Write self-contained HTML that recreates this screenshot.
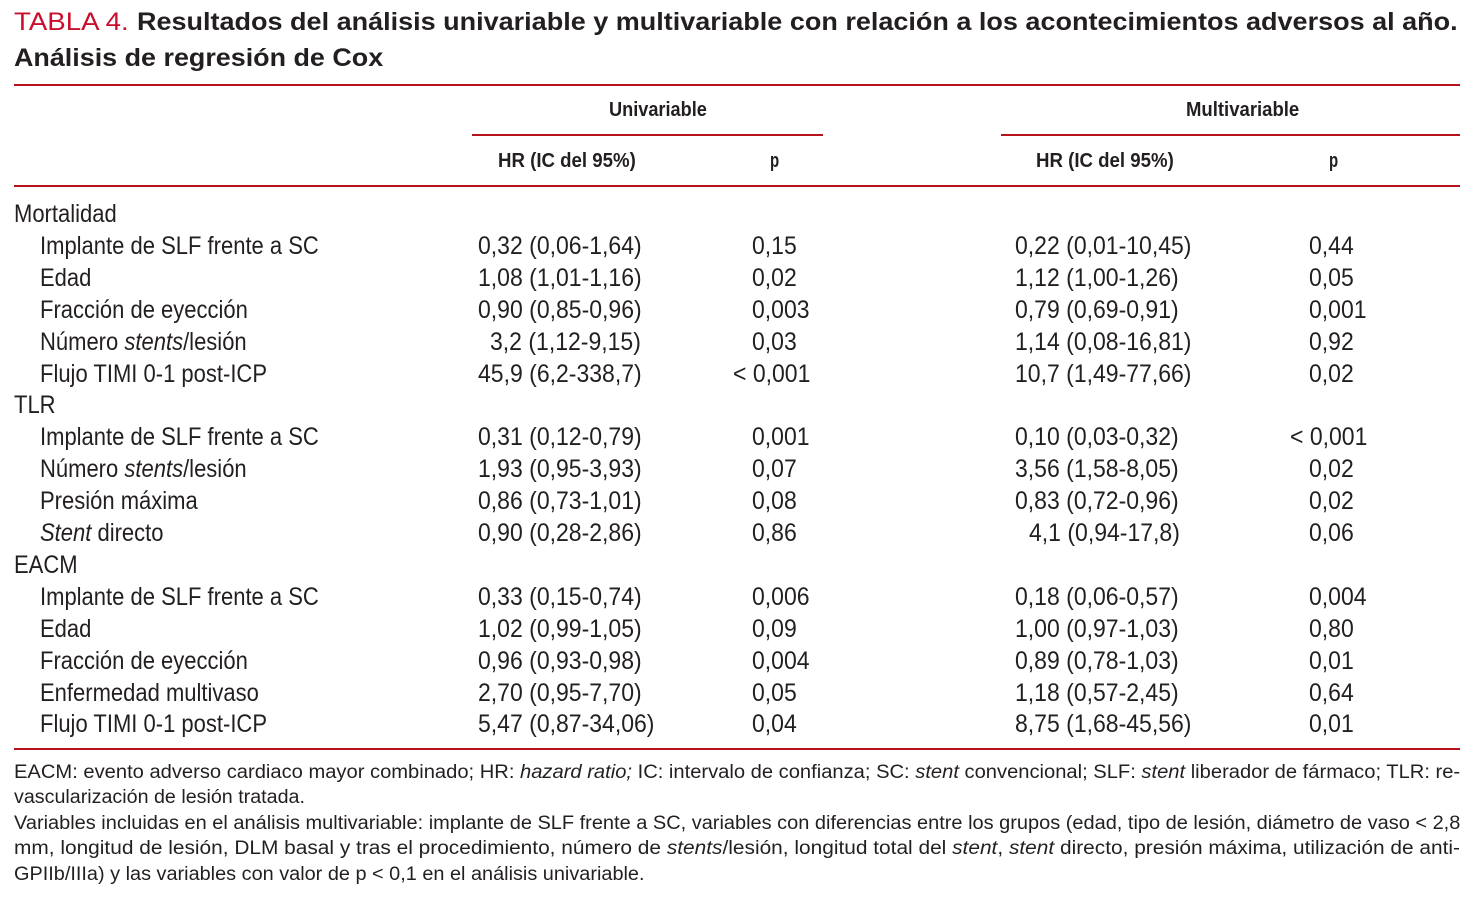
<!DOCTYPE html>
<html><head><meta charset="utf-8">
<style>
body{margin:0;width:1474px;height:905px;background:#fff;position:relative;overflow:hidden;font-family:"Liberation Sans",sans-serif;color:#231f20}
.t{position:absolute;white-space:nowrap;line-height:30px;height:30px;transform-origin:0 50%;display:inline-block}
.b{font-size:25px;transform:scaleX(0.88)}
.v{font-size:25px;transform:scaleX(0.92)}
.h{font-size:20px;font-weight:bold}
.f{font-size:19px}
.rule{position:absolute;height:2px;background:#b5121b}
i{font-style:italic}
</style></head><body>
<div class="t" data-w="115" style="left:14px;top:7px;font-size:25px;color:#c8102e">TABLA 4.</div>
<div class="t" data-w="1321" style="left:137px;top:7px;font-size:25px;font-weight:bold">Resultados del análisis univariable y multivariable con relación a los acontecimientos adversos al año.</div>
<div class="t" data-w="369" style="left:14px;top:43px;font-size:25px;font-weight:bold">Análisis de regresión de Cox</div>
<div class="rule" style="left:14px;top:84px;width:1446px"></div>
<div class="t h" data-w="98" style="left:609px;top:95px">Univariable</div>
<div class="t h" data-w="113" style="left:1186px;top:95px">Multivariable</div>
<div class="rule" style="left:472px;top:134px;width:351px"></div>
<div class="rule" style="left:1001px;top:134px;width:459px"></div>
<div class="t h" data-w="138" style="left:498px;top:146px">HR (IC del 95%)</div>
<div class="t h" data-w="9" style="left:770px;top:146px">p</div>
<div class="t h" data-w="138" style="left:1036px;top:146px">HR (IC del 95%)</div>
<div class="t h" data-w="9" style="left:1329px;top:146px">p</div>
<div class="rule" style="left:14px;top:185px;width:1446px"></div>
<div id="rows"></div>
<div class="rule" style="left:14px;top:748px;width:1446px"></div>
<div class="t f" data-w="1446" style="left:14px;top:758px">EACM: evento adverso cardiaco mayor combinado; HR: <i>hazard ratio;</i> IC: intervalo de confianza; SC: <i>stent</i> convencional; SLF: <i>stent</i> liberador de fármaco; TLR: re-</div>
<div class="t f" data-w="291" style="left:14px;top:783px">vascularización de lesión tratada.</div>
<div class="t f" data-w="1446" style="left:14px;top:809px">Variables incluidas en el análisis multivariable: implante de SLF frente a SC, variables con diferencias entre los grupos (edad, tipo de lesión, diámetro de vaso &lt; 2,8</div>
<div class="t f" data-w="1446" style="left:14px;top:834px">mm, longitud de lesión, DLM basal y tras el procedimiento, número de <i>stents</i>/lesión, longitud total del <i>stent</i>, <i>stent</i> directo, presión máxima, utilización de anti-</div>
<div class="t f" data-w="631" style="left:14px;top:860px">GPIIb/IIIa) y las variables con valor de p &lt; 0,1 en el análisis univariable.</div>
<script>
var rowLabels=["Mortalidad","Implante de SLF frente a SC","Edad","Fracción de eyección","Número <i>stents</i>/lesión","Flujo TIMI 0-1 post-ICP","TLR","Implante de SLF frente a SC","Número <i>stents</i>/lesión","Presión máxima","<i>Stent</i> directo","EACM","Implante de SLF frente a SC","Edad","Fracción de eyección","Enfermedad multivaso","Flujo TIMI 0-1 post-ICP"];
var isGroup=[1,0,0,0,0,0,1,0,0,0,0,1,0,0,0,0,0];
var uniHR=["","0,32 (0,06-1,64)","1,08 (1,01-1,16)","0,90 (0,85-0,96)","3,2 (1,12-9,15)","45,9 (6,2-338,7)","","0,31 (0,12-0,79)","1,93 (0,95-3,93)","0,86 (0,73-1,01)","0,90 (0,28-2,86)","","0,33 (0,15-0,74)","1,02 (0,99-1,05)","0,96 (0,93-0,98)","2,70 (0,95-7,70)","5,47 (0,87-34,06)"];
var uniP=["","0,15","0,02","0,003","0,03","< 0,001","","0,001","0,07","0,08","0,86","","0,006","0,09","0,004","0,05","0,04"];
var multiHR=["","0,22 (0,01-10,45)","1,12 (1,00-1,26)","0,79 (0,69-0,91)","1,14 (0,08-16,81)","10,7 (1,49-77,66)","","0,10 (0,03-0,32)","3,56 (1,58-8,05)","0,83 (0,72-0,96)","4,1 (0,94-17,8)","","0,18 (0,06-0,57)","1,00 (0,97-1,03)","0,89 (0,78-1,03)","1,18 (0,57-2,45)","8,75 (1,68-45,56)"];
var multiP=["","0,44","0,05","0,001","0,92","0,02","","< 0,001","0,02","0,02","0,06","","0,004","0,80","0,01","0,64","0,01"];
var host=document.getElementById('rows');
function cell(txt,x,y,name,cls){
  var d=document.createElement('div');
  d.className='t '+cls;
  
  
  d.innerHTML=txt;d.style.left=x+'px';d.style.top=(y-15)+'px';
  host.appendChild(d);return d;
}
for(var i=0;i<rowLabels.length;i++){
  var y=214+i*31.9;
  cell(rowLabels[i],isGroup[i]?14:40,y,isGroup[i]?'group-label':'row-label','b');
  if(uniHR[i]){
    cell(uniHR[i],uniHR[i].indexOf('3,2 ')===0?490:478,y,'uni-hr-value','v');
    cell(uniP[i].replace('<','&lt;'),uniP[i][0]==='<'?733:752,y,'uni-p-value','v');
    cell(multiHR[i],multiHR[i].indexOf('4,1 ')===0?1029:1015,y,'multi-hr-value','v');
    cell(multiP[i].replace('<','&lt;'),multiP[i][0]==='<'?1290:1309,y,'multi-p-value','v');
  }
}
document.querySelectorAll('[data-w]').forEach(function(el){
  var w=+el.getAttribute('data-w');el.style.transform='none';
  var s=el.scrollWidth;el.style.transform='scaleX('+(w/s)+')';
});
</script>
</body></html>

- _Given exercise_
Take the listing above and restate it word for word, without its pictures.

- _Finished answer_
Write self-contained HTML that recreates this screenshot.
<!DOCTYPE html>
<html><head><meta charset="utf-8">
<style>
body{margin:0;width:1474px;height:905px;background:#fff;position:relative;overflow:hidden;font-family:"Liberation Sans",sans-serif;color:#231f20}
.t{position:absolute;white-space:nowrap;line-height:30px;height:30px;transform-origin:0 50%;display:inline-block}
.b{font-size:25px;transform:scaleX(0.88)}
.v{font-size:25px;transform:scaleX(0.92)}
.h{font-size:20px;font-weight:bold}
.f{font-size:19px}
.rule{position:absolute;height:2px;background:#b5121b}
i{font-style:italic}
</style></head><body>
<div class="t" data-w="115" style="left:14px;top:7px;font-size:25px;color:#c8102e">TABLA 4.</div>
<div class="t" data-w="1321" style="left:137px;top:7px;font-size:25px;font-weight:bold">Resultados del análisis univariable y multivariable con relación a los acontecimientos adversos al año.</div>
<div class="t" data-w="369" style="left:14px;top:43px;font-size:25px;font-weight:bold">Análisis de regresión de Cox</div>
<div class="rule" style="left:14px;top:84px;width:1446px"></div>
<div class="t h" data-w="98" style="left:609px;top:95px">Univariable</div>
<div class="t h" data-w="113" style="left:1186px;top:95px">Multivariable</div>
<div class="rule" style="left:472px;top:134px;width:351px"></div>
<div class="rule" style="left:1001px;top:134px;width:459px"></div>
<div class="t h" data-w="138" style="left:498px;top:146px">HR (IC del 95%)</div>
<div class="t h" data-w="9" style="left:770px;top:146px">p</div>
<div class="t h" data-w="138" style="left:1036px;top:146px">HR (IC del 95%)</div>
<div class="t h" data-w="9" style="left:1329px;top:146px">p</div>
<div class="rule" style="left:14px;top:185px;width:1446px"></div>
<div id="rows"></div>
<div class="rule" style="left:14px;top:748px;width:1446px"></div>
<div class="t f" data-w="1446" style="left:14px;top:758px">EACM: evento adverso cardiaco mayor combinado; HR: <i>hazard ratio;</i> IC: intervalo de confianza; SC: <i>stent</i> convencional; SLF: <i>stent</i> liberador de fármaco; TLR: re-</div>
<div class="t f" data-w="291" style="left:14px;top:783px">vascularización de lesión tratada.</div>
<div class="t f" data-w="1446" style="left:14px;top:809px">Variables incluidas en el análisis multivariable: implante de SLF frente a SC, variables con diferencias entre los grupos (edad, tipo de lesión, diámetro de vaso &lt; 2,8</div>
<div class="t f" data-w="1446" style="left:14px;top:834px">mm, longitud de lesión, DLM basal y tras el procedimiento, número de <i>stents</i>/lesión, longitud total del <i>stent</i>, <i>stent</i> directo, presión máxima, utilización de anti-</div>
<div class="t f" data-w="631" style="left:14px;top:860px">GPIIb/IIIa) y las variables con valor de p &lt; 0,1 en el análisis univariable.</div>
<script>
var rowLabels=["Mortalidad","Implante de SLF frente a SC","Edad","Fracción de eyección","Número <i>stents</i>/lesión","Flujo TIMI 0-1 post-ICP","TLR","Implante de SLF frente a SC","Número <i>stents</i>/lesión","Presión máxima","<i>Stent</i> directo","EACM","Implante de SLF frente a SC","Edad","Fracción de eyección","Enfermedad multivaso","Flujo TIMI 0-1 post-ICP"];
var isGroup=[1,0,0,0,0,0,1,0,0,0,0,1,0,0,0,0,0];
var uniHR=["","0,32 (0,06-1,64)","1,08 (1,01-1,16)","0,90 (0,85-0,96)","3,2 (1,12-9,15)","45,9 (6,2-338,7)","","0,31 (0,12-0,79)","1,93 (0,95-3,93)","0,86 (0,73-1,01)","0,90 (0,28-2,86)","","0,33 (0,15-0,74)","1,02 (0,99-1,05)","0,96 (0,93-0,98)","2,70 (0,95-7,70)","5,47 (0,87-34,06)"];
var uniP=["","0,15","0,02","0,003","0,03","< 0,001","","0,001","0,07","0,08","0,86","","0,006","0,09","0,004","0,05","0,04"];
var multiHR=["","0,22 (0,01-10,45)","1,12 (1,00-1,26)","0,79 (0,69-0,91)","1,14 (0,08-16,81)","10,7 (1,49-77,66)","","0,10 (0,03-0,32)","3,56 (1,58-8,05)","0,83 (0,72-0,96)","4,1 (0,94-17,8)","","0,18 (0,06-0,57)","1,00 (0,97-1,03)","0,89 (0,78-1,03)","1,18 (0,57-2,45)","8,75 (1,68-45,56)"];
var multiP=["","0,44","0,05","0,001","0,92","0,02","","< 0,001","0,02","0,02","0,06","","0,004","0,80","0,01","0,64","0,01"];
var host=document.getElementById('rows');
function cell(txt,x,y,name,cls){
  var d=document.createElement('div');
  d.className='t '+cls;
  
  
  d.innerHTML=txt;d.style.left=x+'px';d.style.top=(y-15)+'px';
  host.appendChild(d);return d;
}
for(var i=0;i<rowLabels.length;i++){
  var y=214+i*31.9;
  cell(rowLabels[i],isGroup[i]?14:40,y,isGroup[i]?'group-label':'row-label','b');
  if(uniHR[i]){
    cell(uniHR[i],uniHR[i].indexOf('3,2 ')===0?490:478,y,'uni-hr-value','v');
    cell(uniP[i].replace('<','&lt;'),uniP[i][0]==='<'?733:752,y,'uni-p-value','v');
    cell(multiHR[i],multiHR[i].indexOf('4,1 ')===0?1029:1015,y,'multi-hr-value','v');
    cell(multiP[i].replace('<','&lt;'),multiP[i][0]==='<'?1290:1309,y,'multi-p-value','v');
  }
}
document.querySelectorAll('[data-w]').forEach(function(el){
  var w=+el.getAttribute('data-w');el.style.transform='none';
  var s=el.scrollWidth;el.style.transform='scaleX('+(w/s)+')';
});
</script>
</body></html>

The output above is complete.